My dad, whose theme song was Bob Marley’s “Don’t Worry, Be Happy”, often said that you play the hand you’re dealt, and play it as well as you can. “If you fold,” he said, “that’s it. Very rarely do you get a second hand that’s any better.” My father was a mighty fine poker player. He was able to take any hand life dealt him and make it a winner; he seemed to take any circumstance or situation, good or bad, in stride. And at 6’4”, he had a very long stride.
The topic of “acceptance” was on the agenda at our amputee support group meeting. We went around the room giving our individual interpretations of what acceptance meant, and how it fit into our lives. The definitions were varied depending on how each of us had come to terms with our own disabilities. One of the men in our group was very angry with his situation exclaiming vehemently that he would “never accept” what had happened to him. Another person proclaimed that he was “coming to terms” with his amputation, but he was still deeply saddened over the loss of his leg.
And then the breath of fresh air spoke. Her words lit up the room, and lightened the heaviness that had been draped over all of us. “If someone told me that I could have my leg back if I would give up everything I’ve learned on this journey, I’d say ‘no!’’ Her words reflected everything that I was thinking. She went on to say that her life was full, and that opportunities had “found” her simply because of her amputation. “This has been an incredible journey so far,” she said, “and I wouldn’t change a thing.”

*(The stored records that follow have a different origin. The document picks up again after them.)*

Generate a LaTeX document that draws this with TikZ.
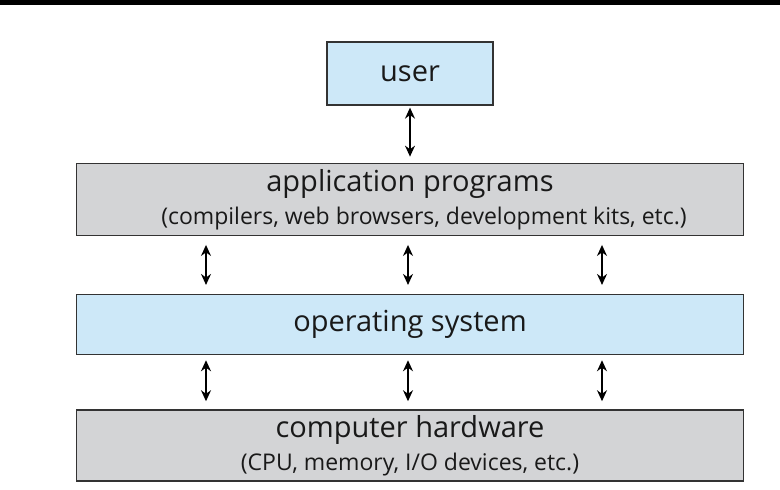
\documentclass[tikz,border=0pt]{standalone}
\usepackage{fontspec}
\setmainfont{Open Sans}
\usetikzlibrary{arrows.meta}
\usetikzlibrary{positioning}
\definecolor{osblue}{HTML}{CDE8F8}
\definecolor{hwgray}{HTML}{D3D4D6}
\definecolor{edge}{HTML}{333333}
\newcommand{\bigtext}{\fontsize{29}{33}\selectfont}
\newcommand{\smalltext}{\fontsize{23}{33}\selectfont}
\tikzstyle{layer} = [rectangle, draw=edge, line width=1.3pt, minimum width=667pt,
    text=black!90, font=\bigtext, align=center, inner sep=0pt]
\tikzstyle{userbox} = [rectangle, draw=edge, line width=1.3pt, fill=osblue,
    minimum width=166pt, minimum height=63pt, text=black!90, font=\bigtext]
\tikzstyle{line} = [draw, line width=1.4pt,
    {Stealth[length=11pt,width=10pt]}-{Stealth[length=11pt,width=10pt]}]

\begin{document}
\begin{tikzpicture}[x=1pt, y=1pt]
    \useasboundingbox (0,0) rectangle (780,490);
    \fill (0,485) rectangle (780,490);
    % Place nodes
    \node [userbox] (user) at (410,416.5) {user};
    \node [layer, fill=hwgray, minimum height=72pt, below=57pt of user] (app)
        {application programs\\{\smalltext\hspace*{28pt}(compilers, web browsers, development kits, etc.)}};
    \node [layer, fill=osblue, minimum height=60pt, below=58pt of app] (os) {operating system};
    \node [layer, fill=hwgray, minimum height=71pt, below=54pt of os] (hw)
        {computer hardware\\{\smalltext (CPU, memory, I/O devices, etc.)}};

    % Draw edges
    \path [line] ([yshift=-2pt]user.south) -- ([yshift=6pt]app.north);
    \foreach \dx in {-204,-2,192} {
        \path [line] ([xshift=\dx pt, yshift=-9pt]app.south) -- ([xshift=\dx pt, yshift=9pt]os.north);
        \path [line] ([xshift=\dx pt, yshift=-5pt]os.south) -- ([xshift=\dx pt, yshift=8pt]hw.north);
    }
\end{tikzpicture}
\end{document}
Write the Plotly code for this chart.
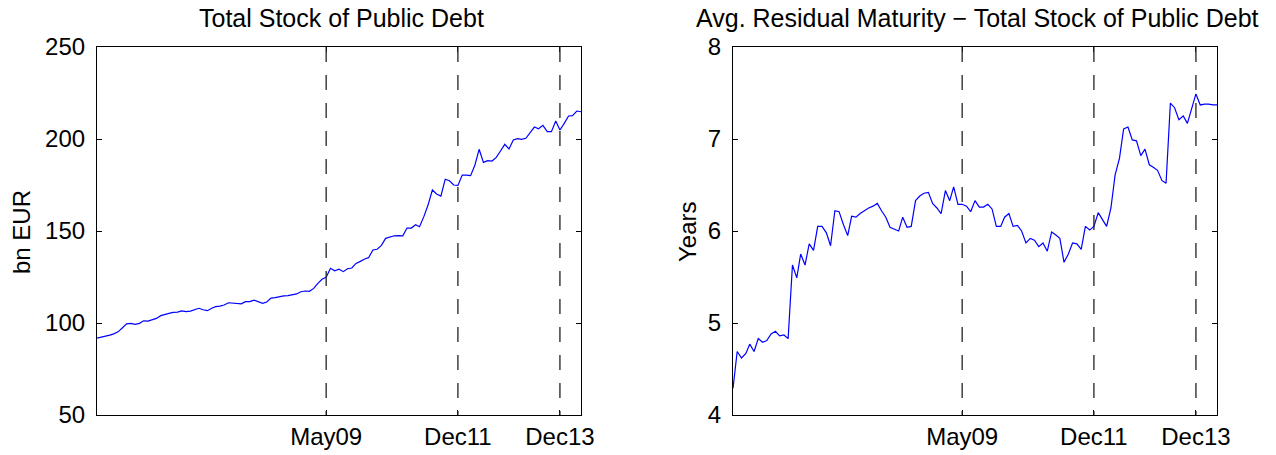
import pandas as pd
import plotly.graph_objects as go

# ---------------- data ----------------
start_month = "2004-11-01"
n_months = 115
dates = pd.date_range(start_month, periods=n_months, freq="MS")

debt_bn_eur = [
    91.8, 92.2, 92.6, 93.4, 94.1, 95.2, 97.3, 99.5, 99.8, 99.3,
    99.8, 101.2, 101.0, 101.7, 102.5, 104.0, 104.4, 105.2, 105.8, 105.9,
    106.6, 106.2, 106.5, 107.2, 108.0, 107.2, 106.7, 108.0, 108.9, 109.2,
    109.8, 111.0, 110.8, 110.6, 110.4, 111.6, 111.6, 112.4, 111.4, 110.7,
    111.4, 113.5, 113.8, 114.4, 114.7, 114.9, 115.3, 115.8, 117.0, 117.4,
    117.2, 118.8, 121.4, 123.8, 124.8, 129.7, 128.4, 129.2, 127.9, 129.5,
    129.9, 132.4, 133.5, 134.8, 135.5, 139.7, 140.1, 142.2, 146.0, 146.7,
    147.4, 147.5, 147.4, 151.6, 151.6, 153.4, 152.3, 157.8, 164.1, 172.3,
    170.1, 169.0, 178.1, 177.3, 175.0, 174.8, 180.4, 180.4, 180.1, 185.9,
    194.4, 187.3, 188.2, 188.0, 190.0, 193.5, 197.1, 194.6, 199.5, 200.2,
    199.8, 200.4, 203.6, 206.5, 205.6, 207.4, 204.0, 204.0, 209.8, 204.9,
    208.5, 212.5, 212.7, 215.2, 214.8,
]

maturity_years = [
    4.29, 4.69, 4.62, 4.67, 4.77, 4.69, 4.83, 4.79, 4.81, 4.88,
    4.91, 4.86, 4.87, 4.83, 5.63, 5.49, 5.75, 5.63, 5.86, 5.79,
    6.05, 6.05, 5.98, 5.84, 6.22, 6.21, 6.07, 5.95, 6.16, 6.15,
    6.19, 6.22, 6.25, 6.27, 6.30, 6.22, 6.15, 6.04, 6.02, 6.00,
    6.15, 6.04, 6.05, 6.33, 6.38, 6.41, 6.42, 6.30, 6.25, 6.19,
    6.44, 6.33, 6.48, 6.29, 6.29, 6.27, 6.21, 6.33, 6.26, 6.26,
    6.29, 6.24, 6.05, 6.05, 6.15, 6.19, 6.05, 6.06, 6.00, 5.87,
    5.92, 5.90, 5.83, 5.87, 5.78, 5.99, 5.96, 5.92, 5.66, 5.75,
    5.87, 5.86, 5.80, 6.05, 6.01, 6.05, 6.20, 6.12, 6.05, 6.25,
    6.61, 6.79, 7.11, 7.13, 6.99, 6.98, 6.82, 6.89, 6.72, 6.69,
    6.66, 6.55, 6.52, 7.39, 7.34, 7.21, 7.25, 7.17, 7.32, 7.49,
    7.37, 7.38, 7.38, 7.37, 7.37,
]

event_dates = ["2009-05-01", "2011-12-01", "2013-12-01"]
event_labels = ["May09", "Dec11", "Dec13"]

left_title = "Total Stock of Public Debt"
right_title = "Avg. Residual Maturity \u2212 Total Stock of Public Debt"
left_ylabel = "bn EUR"
right_ylabel = "Years"
left_yticks = [50, 100, 150, 200, 250]
right_yticks = [4, 5, 6, 7, 8]

# ---------------- figure ----------------
W, H = 1276, 455
FONT = "Liberation Sans, Arial, Helvetica, sans-serif"
fs_tick = 24
fs_title = 25

fig = go.Figure()
fig.add_trace(go.Scatter(x=dates, y=debt_bn_eur, mode="lines",
                         line=dict(color="#0000ff", width=1.2),
                         xaxis="x", yaxis="y", showlegend=False))
fig.add_trace(go.Scatter(x=dates, y=maturity_years, mode="lines",
                         line=dict(color="#0000ff", width=1.2),
                         xaxis="x2", yaxis="y2", showlegend=False))

def px_x(p):
    return p / W

def px_y(p):
    return (H - p) / H

ydom = [px_y(415), px_y(47)]
xdom1 = [px_x(97), px_x(581)]
xdom2 = [px_x(733), px_x(1217)]

xcommon = dict(
    range=[dates[0], dates[-1]], tickmode="array",
    tickvals=event_dates, ticktext=event_labels,
    ticks="inside", ticklen=5, tickcolor="black", tickwidth=1,
    showline=True, linecolor="black", linewidth=1.2, mirror="ticks",
    showgrid=False, zeroline=False, automargin=False,
    tickfont=dict(family=FONT, size=fs_tick, color="black"),
)
ycommon = dict(
    ticks="inside", ticklen=5, tickcolor="black", tickwidth=1,
    showline=True, linecolor="black", linewidth=1.2, mirror="ticks",
    showgrid=False, zeroline=False, ticklabelstandoff=6, automargin=False,
    tickfont=dict(family=FONT, size=fs_tick, color="black"),
)

fig.update_layout(
    width=W, height=H, autosize=False,
    margin=dict(l=0, r=0, t=0, b=0, pad=0, autoexpand=False),
    paper_bgcolor="white", plot_bgcolor="white",
    xaxis=dict(domain=xdom1, anchor="y", **xcommon),
    yaxis=dict(domain=ydom, anchor="x", range=[50, 250],
               tickvals=left_yticks, **ycommon),
    xaxis2=dict(domain=xdom2, anchor="y2", **xcommon),
    yaxis2=dict(domain=ydom, anchor="x2", range=[4, 8],
                tickvals=right_yticks, **ycommon),
)

# dashed event lines
for xref, yref in (("x", "y domain"), ("x2", "y2 domain")):
    for d in event_dates:
        fig.add_shape(type="line", xref=xref, yref=yref,
                      x0=d, x1=d, y0=1, y1=0,
                      line=dict(color="#222222", width=1.3, dash="15px,13px"))

# titles and axis labels
title_font = dict(family=FONT, size=fs_title, color="black")
lab_font = dict(family=FONT, size=fs_tick, color="black")
fig.add_annotation(text=left_title, xref="paper", yref="paper",
                   x=px_x(341), y=px_y(18), xanchor="center", yanchor="middle",
                   showarrow=False, font=title_font)
fig.add_annotation(text=right_title, xref="paper", yref="paper",
                   x=px_x(978), y=px_y(18), xanchor="center", yanchor="middle",
                   showarrow=False, font=title_font)
fig.add_annotation(text=left_ylabel, xref="paper", yref="paper",
                   x=px_x(22), y=px_y(232), xanchor="center", yanchor="middle",
                   textangle=-90, showarrow=False, font=lab_font)
fig.add_annotation(text=right_ylabel, xref="paper", yref="paper",
                   x=px_x(688), y=px_y(232), xanchor="center", yanchor="middle",
                   textangle=-90, showarrow=False, font=lab_font)

fig.write_html("out.html", config={"displayModeBar": False},
               post_script="document.body.style.margin='0px';")
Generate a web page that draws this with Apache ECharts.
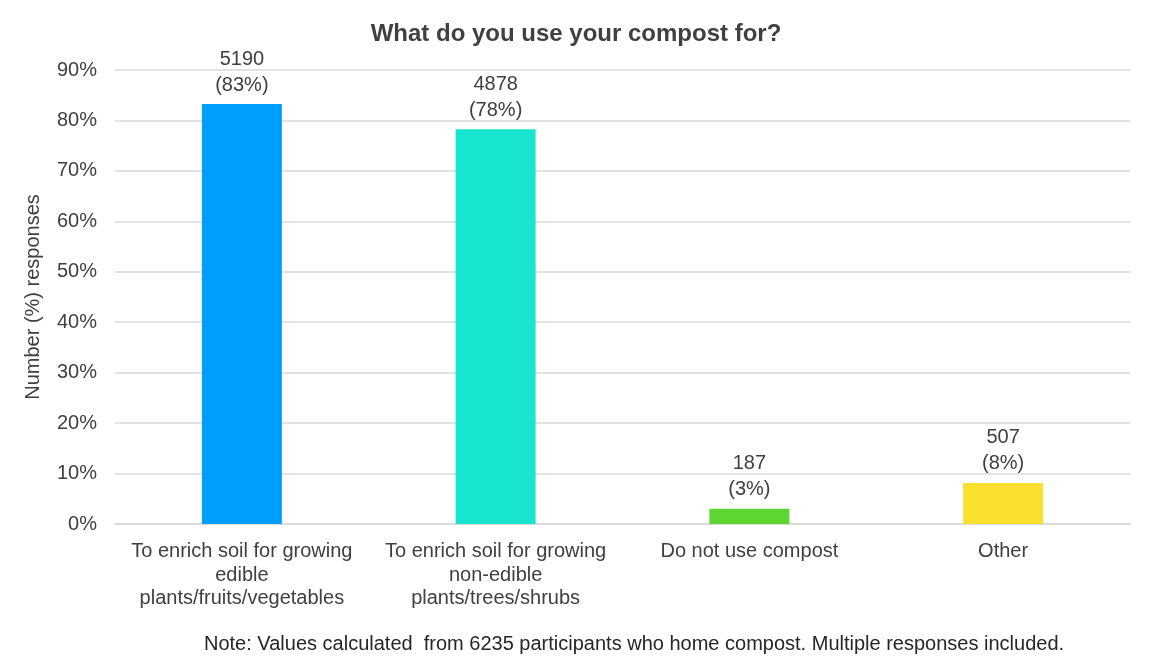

“I feel the same way,” I said. “I’m just happy to be alive, regardless of my fake parts.” I went on to say that my experiences as an amputee had been pretty amazing for the most part, and that I had come to terms with my physical limitations. “And regardless of missing parts,” I said, “I feel whole and complete--complete in the acceptance of who I am.”
Through the years I have come to understand that there is a continuum of “acceptance”, it is dynamic…there’s movement there. If you think about a situation in your life which requires acceptance, you may find yourself on this continuum. If you get stuck in non-acceptance, you may very well find yourself motionless, miserable, and upset with the hand you’ve been dealt.
I play the hand I’ve been dealt each and every day. Most days, I do it joyously even when I find myself drawing to an inside straight. Being a survivor means taking the hand you’re dealt, playing your cards, and never folding.
Acceptance of yourself, your situation or circumstance, changes your viewpoint of the cards you hold. Whereas you may have thought you’d been dealt a “stinker”, when you accept your cards, you will realize that you’re holding the winning hand.